Children need schools that offer them the sanctity to be themselves, to learn and grow, and to take risks so they can garner the experience of life without paying devastating prices. In these “sanctuaries” human genius in all it forms is honored.

Schools as sanctuaries have a deep sense of soul, a passionate spirit, and strong emotional bonds and intellectual challenge. These educational sanctuaries are:

* Wonder-ful — The wonder of learning is in the air because the imagination and creativity of children are not lost. Children are spontaneous and explore and ask questions or make comments that spur more thought and reflection. The expressiveness of childhood is not lost and innocence, with its reluctance to accept the conventional, is the catalyst that produces the magic of learning in its purist form.

* Reverent — Wisdom is revered and children learn that both the head and the heart are important. Regardless of their ability or station in life, children understand their responsibilities and obligations with the guidance and affectionate prodding of teachers and mentors. Education is valued because it liberates the mind and the spirit and help students break self-imposed limitations and boundaries. It cultivates the boundless potential of children’s lives.

* Passionate – Schools are not places of ambivalence and neutrality. They abound with passion, just like the children within them. Educating children invokes deep feelings of excitement and efficacy where passion is transformed into commitment. This passion drives teachers and others to create places of learning for children in a creative and joyful environment. Passion, coupled with perseverance, gives birth to the music of our imagination.

* Connected — In these schools children belong and are connected to the people within the school as well as those in the outside world. As sanctuaries, schools are clear on their values and ideals, they build strong bonds with children and their families.

Children are not “customers” who have interactions based on mercenary motives like profit or ego. Children need long-term attention and care through unbreakable emotional bonds, which allow children to feel safe to explore the outside world and how they fit into it. They begin to see themselves as competent, complete people.

* Focused on Purpose — In these schools everyone is a learner — children and adults. They share the excitement of learning something new and of struggling with mastering innovative things. The curriculum reflects strong academic understandings in all the disciplines including the fine arts.
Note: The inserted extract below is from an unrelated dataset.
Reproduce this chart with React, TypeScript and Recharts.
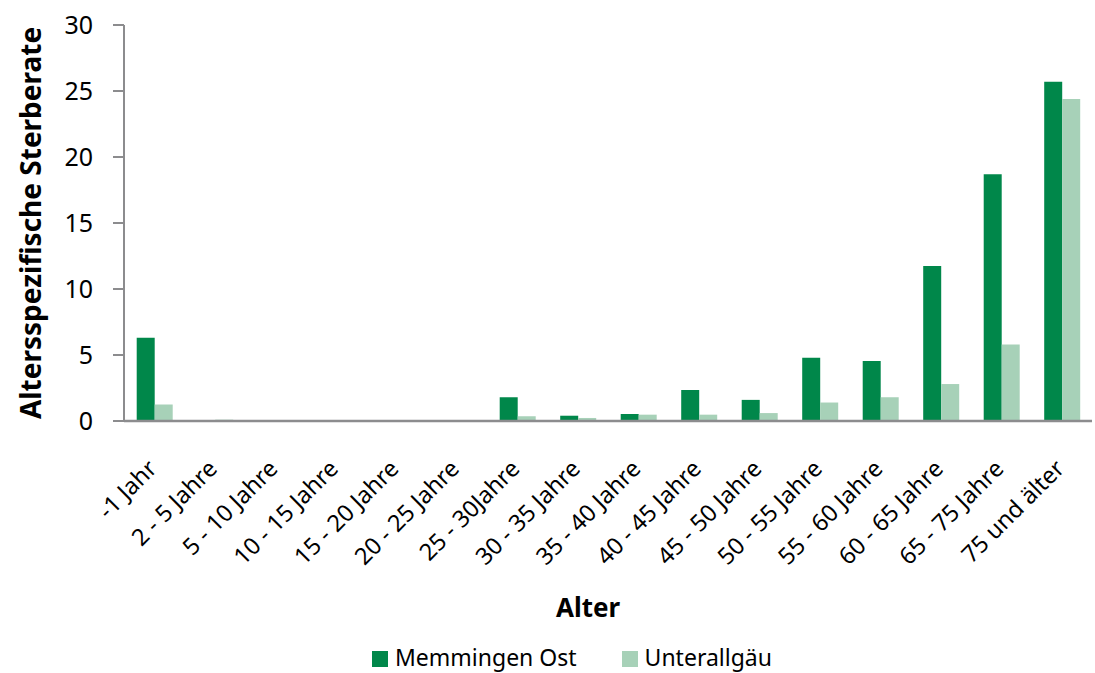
import React from 'react';
import { BarChart, Bar, XAxis, YAxis, Label } from 'recharts';

const categories = [
    '-1 Jahr', '2 - 5 Jahre', '5 - 10 Jahre', '10 - 15 Jahre', '15 - 20 Jahre',
    '20 - 25 Jahre', '25 - 30Jahre', '30 - 35 Jahre', '35 - 40 Jahre', '40 - 45 Jahre',
    '45 - 50 Jahre', '50 - 55 Jahre', '55 - 60 Jahre', '60 - 65 Jahre', '65 - 75 Jahre',
    '75 und älter',
];
const memmingenOst = [6.3, 0, 0, 0, 0, 0, 1.8, 0.4, 0.53, 2.35, 1.6, 4.8, 4.55, 11.75, 18.7, 25.7];
const unterallgaeu = [1.25, 0.1, 0, 0.05, 0.05, 0.05, 0.36, 0.23, 0.48, 0.48, 0.6, 1.4, 1.8, 2.8, 5.8, 24.4];
const yTicks = [0, 5, 10, 15, 20, 25, 30];

const DARK = '#00874a';
const LIGHT = '#a7d1b8';
const AXIS = '#8c8c8e';
const FONT = '"Noto Sans", sans-serif';

const data = categories.map((name, i) => ({
    name,
    memmingenOst: memmingenOst[i],
    unterallgaeu: unterallgaeu[i],
}));

// rotated category labels, anchored at their end
const AngledTick = ({ x, y, payload }: any) => {
    const ax = x + 4;
    const ay = y + 41;
    return (
        <text
            x={ax}
            y={ay}
            transform={`rotate(-45, ${ax}, ${ay})`}
            textAnchor="end"
            fontFamily={FONT}
            fontSize={23.5}
            fill="#000"
        >
            {payload.value}
        </text>
    );
};

export default function App() {
    return (
        <div style={{ position: 'absolute', left: 0, top: 0, width: 1095, height: 673, background: '#fff' }}>
            <BarChart
                width={1095}
                height={673}
                data={data}
                margin={{ top: 25, right: 3, left: 10, bottom: 0 }}
                barCategoryGap="21%"
                barGap={0}
            >
                <XAxis
                    dataKey="name"
                    height={252}
                    interval={0}
                    tickLine={false}
                    axisLine={{ stroke: AXIS, strokeWidth: 2.5 }}
                    tick={<AngledTick />}
                >
                    <Label
                        value="Alter"
                        position="insideBottom"
                        offset={56}
                        dx={-20}
                        fontSize={26}
                        style={{ fontFamily: FONT, fontSize: 26, fontWeight: 700, fill: '#000' }}
                    />
                </XAxis>
                <YAxis
                    width={114}
                    domain={[0, 30]}
                    ticks={yTicks}
                    interval={0}
                    tickSize={11}
                    tickMargin={20}
                    axisLine={{ stroke: AXIS, strokeWidth: 2 }}
                    tickLine={{ stroke: AXIS, strokeWidth: 2 }}
                    tick={{ fontFamily: FONT, fontSize: 25, fill: '#000' }}
                >
                    <Label
                        value="Altersspezifische Sterberate"
                        angle={-90}
                        position="center"
                        dx={-36}
                        fontSize={28}
                        style={{ fontFamily: FONT, fontSize: 28, fontWeight: 700, fill: '#000', textAnchor: 'middle' }}
                    />
                </YAxis>
                <Bar dataKey="memmingenOst" name="Memmingen Ost" fill={DARK} isAnimationActive={false} />
                <Bar dataKey="unterallgaeu" name="Unterallgäu" fill={LIGHT} isAnimationActive={false} />
            </BarChart>
            <div
                style={{
                    position: 'absolute',
                    top: 643,
                    left: 372,
                    display: 'flex',
                    alignItems: 'center',
                    fontFamily: FONT,
                    fontSize: 23,
                    color: '#000',
                    lineHeight: '28px',
                }}
            >
                <span style={{ width: 16, height: 16, background: DARK, display: 'inline-block', marginRight: 7, position: 'relative', top: 2 }} />
                <span style={{ marginRight: 45 }}>Memmingen Ost</span>
                <span style={{ width: 16, height: 16, background: LIGHT, display: 'inline-block', marginRight: 7, position: 'relative', top: 2 }} />
                <span>Unterallgäu</span>
            </div>
        </div>
    );
}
These schools cherish the intellect and celebrate matters of the heart. They nurture character as well as knowledge and skills.

* Idealistic — Strong ideals that are very difficult to reach exemplify these schools. Because ideals are lofty and noble, people must stretch to reach them. There is no settling for pedestrian goals of basic literacy or application skills. Sanctuaries pursue virtue, justice, beauty, equality, goodness, liberty, and democracy so students gain the wisdom to act on them.

* Safe — Children have a right to feel safe physically, emotionally and intellectually. Safety of the mind and spirit, as well as body, needs to be a part of every school. Children need protection from verbal assaults, emotional muggings, and intellectual attacks. They need the warmth of compassion to express feelings and emotions, the security to express ideas no matter how divergent or imaginative, and the assurance that they do not have to worry about their physical safety.

In safe schools, there are no haves and have-nots, chosen ones and outcasts. There is no mold all children must fit. All children are safe to be who they are as products of their heritage, parents, potential and experience.

Creating imaginative schools requires courage. Courage is a matter of heart. Pushing against the grain, standing up for principles, and holding one’s own against peers, conventional wisdom and “the way we always do things” take strength of character.

We must be loyal to the wonderment of childhood in all its stages. To do so takes courage because open discussion of schools as sanctuaries brings scoffing and charges of naiveté from those whose perception is stuck in the quicksand of engineering and pragmatism. To be an idealist takes courage, and to champion the cause of educating children in matters of the intellect and the heart takes true heroism.